Turning to outside the country, Montsi highlighted the role of the SANDF in peacekeeping missions across Africa. There are over a thousand soldiers deployed in the Democratic Republic of Congo on peacekeeping operations with the United Nations. “South Africa has an impressive record of peacekeeping on the continent. The Department of Defence has been involved in 14 peace missions since 1999 in Africa, with South Africa being one of the largest contributors to peace-keeping missions,” Montsi said, with deployments to Lesotho, Burundi, the Comoros, Sudan and the Central African Republic, amongst others.
Now the SANDF has been deployed to Mozambique to help quell its insurgency, along with other Southern African Development Community (SADC) countries and Rwanda. Up to 1 500 South African personnel are being deployed alongside forces from Botswana, Lesotho, Angola, Zimbabwe, and Tanzania and positive results are already being achieved by assisting forces, with the recapture of several important towns.
Montsi noted that Mozambique is a land of promise, with vast and largely untapped natural resources, including 100 trillion cubic feet of natural gas, but energy giants Total and Exxon Mobil have paused multi-billion dollar energy projects in Mozambique until security is restored.
“The challenge presented since 2017 by insurgents who caused instability in Mozambique’s northern regions has the potential to destabilise the region and has disrupted the country’s oil and gas industry. South Africa and Mozambique’s other neighbours can ill afford the insurgency spilling over their borders or the impact of displaced people seeking refuge,” she said, adding that she is confident South African soldiers will serve with distinction in Mozambique.
A strong defence force needs a strong defence industry to support it, Montsi said. “AMD have noted with concern the decline of Denel, which has posted large annual losses and struggled to pay staff. The Department of Defence last year appointed a Save Denel technical team which supports Denel’s new five-year turnaround plan, which aims to return the State-Owned Entity to profitability within that timeframe.”
Stabilising Denel is one of the goals of the Aerospace and Defence Masterplan that is being executed. Montsi said other masterplan initiatives include enhancing funding and financial support for the industry, developing human capital and commercialising South African intellectual property in the sector, and developing a South African advanced research project agency.
“South Africa has been a world leader in the fields of artillery, self-protection systems, mine-detection vehicles, secure communications, electronic warfare and radar systems, unmanned aerial vehicles and guided weapons.
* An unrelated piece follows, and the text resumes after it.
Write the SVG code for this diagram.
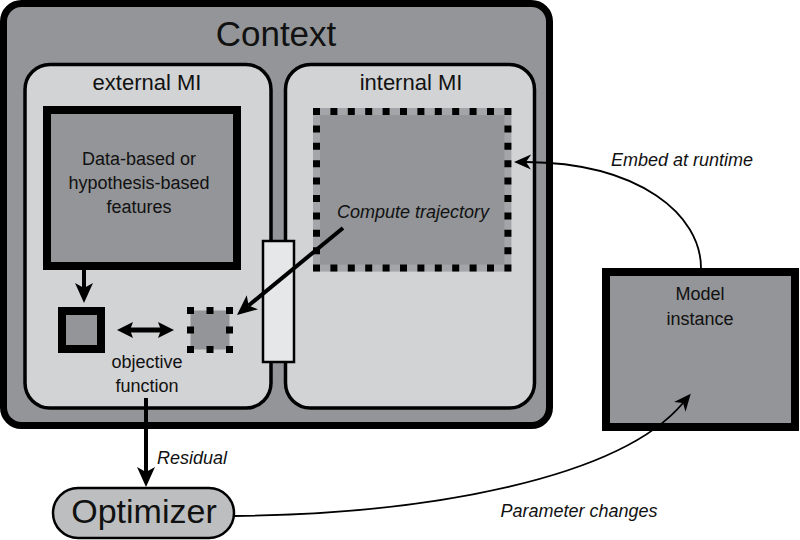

This is a very vast industry that has been successful over many years. As part of the Masterplan development that AMD has taken part in, many initiatives have been identified to enhance export opportunities around these and other technologies.”
Montsi praised companies that have made commitments to participate in the Aerospace and Defence Masterplan. Some of these companies include Adept, Aerosud, Reutech, Rheinmetall Denel Munition, Sandock Austral, Paramount and GEW.
“It is in our interest, together with the DoD, to have a strong and agile aerospace and defence industry,” Montsi said, especially after the civil unrest, and with SADC forces at the beginning of their deployment in Mozambique.